Asphalte, como reza en su título original, nos lleva a los márgenes algo extraterrestres de la ciudad posindustrial, a un edificio feo, estrecho y semirruinoso. Allí viven, sin cruzarse, el huraño vecino del primero (Gustave Kervern), quien tras sufrir un accidente casero se ve obligado a ir en silla de ruedas y a utilizar ese mismo ascensor por cuya reforma no ha querido pagar a la comunidad; una Isabelle Huppert trasunto de ella misma, actriz en horas bajas, recién mudada frente al piso de un joven que vive solo ajeno a la historia del cine moderno de la que ella fue protagonista; y también un astronauta de la NASA (Michael Pitt) recién aterrizado en la azotea y que se esconde en el piso de una mujer de origen musulmán a espera de instrucciones oficiales.

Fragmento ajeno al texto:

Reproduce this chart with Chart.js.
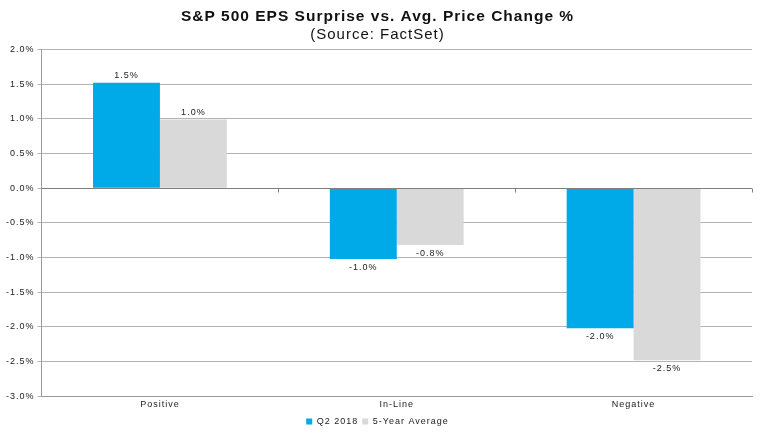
<!DOCTYPE html>
<html>
<head>
<meta charset="utf-8">
<script src="https://cdn.jsdelivr.net/npm/chart.js@4/dist/chart.umd.min.js"></script>
<style>
  html, body { margin: 0; padding: 0; background: #fff; }
  #wrap { width: 761px; height: 433px; }
</style>
</head>
<body>
<div id="wrap"><canvas id="myChart"></canvas></div>
<script>
const categories = ['Positive', 'In-Line', 'Negative'];
const q2_2018 = [1.52, -1.02, -2.02];
const fiveYearAvg = [0.99, -0.82, -2.48];
const labelsQ2 = ['1.5%', '-1.0%', '-2.0%'];
const labelsAvg = ['1.0%', '-0.8%', '-2.5%'];

const FONT = '"Liberation Sans", Arial, sans-serif';

// the original text looks stretched, so space the letters out a bit
const wideText = {
    id: 'wideText',
    beforeLayout(chart) { chart.ctx.letterSpacing = '1px'; },
    beforeDraw(chart) { chart.ctx.letterSpacing = '1px'; }
};

// draws value labels above positive bars and below negative ones
const barLabels = {
    id: 'barLabels',
    afterDatasetsDraw(chart) {
        const ctx = chart.ctx;
        const texts = [labelsQ2, labelsAvg];
        ctx.save();
        ctx.font = '9px ' + FONT;
        ctx.fillStyle = '#222';
        ctx.textAlign = 'center';
        chart.data.datasets.forEach((ds, i) => {
            chart.getDatasetMeta(i).data.forEach((bar, j) => {
                if (ds.data[j] >= 0) {
                    ctx.textBaseline = 'bottom';
                    ctx.fillText(texts[i][j], bar.x, bar.y - 3);
                } else {
                    ctx.textBaseline = 'top';
                    ctx.fillText(texts[i][j], bar.x, bar.y + 4);
                }
            });
        });
        ctx.restore();
    }
};

// zero axis line with category tick marks
const zeroAxis = {
    id: 'zeroAxis',
    afterDatasetsDraw(chart) {
        const ctx = chart.ctx;
        const x = chart.scales.x, y = chart.scales.y;
        const y0 = Math.round(y.getPixelForValue(0)) + 0.5;
        ctx.save();
        ctx.strokeStyle = '#7f7f7f';
        ctx.lineWidth = 1;
        ctx.beginPath();
        ctx.moveTo(x.left, y0);
        ctx.lineTo(x.right, y0);
        const step = (x.right - x.left) / categories.length;
        for (let k = 1; k <= categories.length; k++) {
            const px = Math.round(x.left + step * k) + 0.5;
            ctx.moveTo(px, y0);
            ctx.lineTo(px, y0 + 4);
        }
        ctx.stroke();
        ctx.restore();
    }
};

const chart_config = {
    type: 'bar',
    data: {
        labels: categories,
        datasets: [{
            label: 'Q2 2018',
            data: q2_2018,
            backgroundColor: '#00a9e8'
        }, {
            label: '5-Year Average',
            data: fiveYearAvg,
            backgroundColor: '#d9d9d9'
        }]
    },
    options: {
        responsive: true,
        maintainAspectRatio: false,
        animation: false,
        datasets: {
            bar: { categoryPercentage: 0.565, barPercentage: 1.0 }
        },
        layout: { padding: { left: 3, right: 9, top: 0, bottom: -3 } },
        scales: {
            x: {
                grid: { display: false, drawTicks: false },
                border: { color: '#9a9a9a' },
                ticks: { color: '#222', font: { family: FONT, size: 9 }, padding: 3 }
            },
            y: {
                min: -3.0,
                max: 2.0,
                ticks: {
                    stepSize: 0.5,
                    color: '#222',
                    font: { family: FONT, size: 9 },
                    padding: 3,
                    callback: v => v.toFixed(1) + '%'
                },
                grid: { color: '#b3b3b3', tickLength: 4, drawTicks: true },
                border: { color: '#9a9a9a' }
            }
        },
        plugins: {
            title: {
                display: true,
                text: 'S&P 500 EPS Surprise vs. Avg. Price Change %',
                color: '#111',
                font: { family: FONT, size: 15.5, weight: 'bold' },
                padding: { top: 7, bottom: 0 }
            },
            subtitle: {
                display: true,
                text: '(Source: FactSet)',
                color: '#111',
                font: { family: FONT, size: 15 },
                padding: { top: 0, bottom: 6 }
            },
            legend: {
                position: 'bottom',
                labels: {
                    boxWidth: 6,
                    boxHeight: 6,
                    color: '#222',
                    font: { family: FONT, size: 9 },
                    padding: 4
                }
            },
            tooltip: { enabled: false }
        }
    },
    plugins: [wideText, barLabels, zeroAxis]
};

new Chart(document.getElementById('myChart'), chart_config);
</script>
</body>
</html>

No muy lejos anda también Valeria Bruni-Tedeschi, melancólica enfermera de guardia y objeto de la mirada y el deseo platónico de nuestro desgraciado vecino del primero.

Con esas criaturas extrañas dispuestas en pares y predispuestas en un espacio cerrado en formato 1:33:1, Bencherit compone viñetas de la tristeza, la soledad, el absurdo y, oh sí, la esperanza y el amor, con un sentido de la comicidad frío, mudo y elíptico que deviene necesariamente empático. Algunos gags funcionan de manera elocuente y brillante, pero la deriva del filme apunta a la redención y a cierto buenrollismo edificante que atempera sus destellos de humor negro, su conseguida atmósfera al vacío y ese extrañamiento de lo real que lo hacían singular y estimulante.